※この感想はblogからの転載になります。

Slumdog Millionaire〜スラムドッグ$ミリオネア

 今年度のアカデミー賞最多の8部門受賞を成し遂げた話題作『スラムドッグ$ミリオネア』を観て来ました。
 本当は違う作品を観ようと思っていたんですが、先日の『月イチゴロー』での稲垣吾郎の大絶賛振りに思いっ切り影響されて急遽変更しました。前に、『パンズ・ラビリンス』の絶賛ぶりに流されて観に行って本当に良かったので、今回も影響されてみることにしました(笑)。我ながら流され易い奴だと自覚しております。

  主人公のジャマール(デヴ・パテル)は、人気のテレビ番組「クイズ$ミリオネア」に出演し、次々と問題を答えていき高額な賞金にまで届いていったが、イン ドのスラム街で育った少年がこんな難しい問題を答えられるわけが無いと不正を疑われ逮捕される。
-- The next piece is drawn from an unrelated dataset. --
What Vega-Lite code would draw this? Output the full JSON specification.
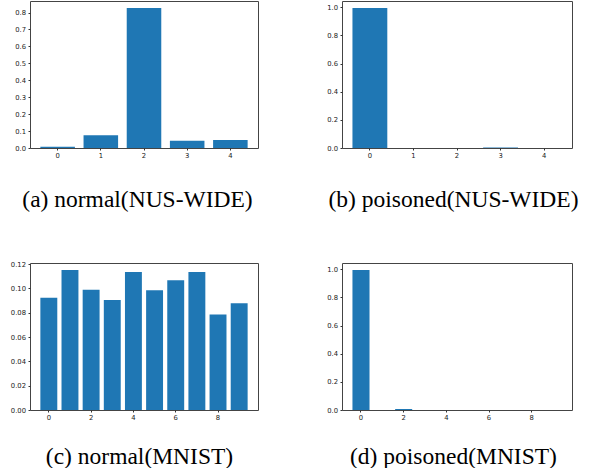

そして警察の尋問によって、ろくに教養も無いジャマールが 難問に答えられたのかが明らかになっていく。

 …という話で、日本でもみのもんたさんの独特な司会で人気を博した番組「クイズ・ミリオネア」が登場するんですが、ルールはだいたい日本と同じで(ただ不正解だと賞金ゼロになるらしい)BGMも同じ、司会者に独特のタメが無いのが唯一違うところ(笑)

 観る前までは、日本の番組と被ってしまって素直に観られないんじゃないかと思ったんですが、ジャマールがどうして問題に答えられたのかを説明すると同時に、彼の過酷な人生がテンポ良くプレイバックされていって、どんどん作品の世界に惹き込まれていきました。

  監督は『トレインスポッティング』で有名なダニー・ボイルでしたが、私はこの監督の作品が苦手なので正直言ってこの作品も私の好みのではありませんでし た。でも、気が付いたら見入っていたというか、かなりドキドキしながら観ている自分がいて、最後は爽快な感動を覚えてしまったから不思議です。
 何気にエンドロールの"インド映画らしさ"が個人的にツボでした。

 過酷な人生を精一杯の力で生き抜くジャマールはじめ、スラム育ちの子供達の生き様が躍動感溢れていて、色んな意味で刺激を受けましたね。むしろ刺激的過ぎたかも…

 あのムンバイの描写には地元の方々がどう感じたのかと少し引っ掛かりましたが、あれだけ過酷で悲惨な展開がありつつ、観ていて希望が持てるというエンターテイメントさもしっかりあって、アカデミー賞を受賞するに相応しい作品だったんだ…と納得させられました。

 色々と考えさせられましたし、観ておいて良かったと思っています。何より、好みの作品じゃなかったのに、最後まで見入ってしまったこと自体が凄いことかもしれない。


 正直、いろんな問題(宗教・人種差別・貧困など)を抱えていただけに、軽快なタッチで描きながらも物語は重過ぎて、「誰に感情移入して観るか」という観方は出来ませんでした。でもベタだとは思うけど、ラストの展開を観た途端にジャマールの兄さんのキャラが好きになってしまいました。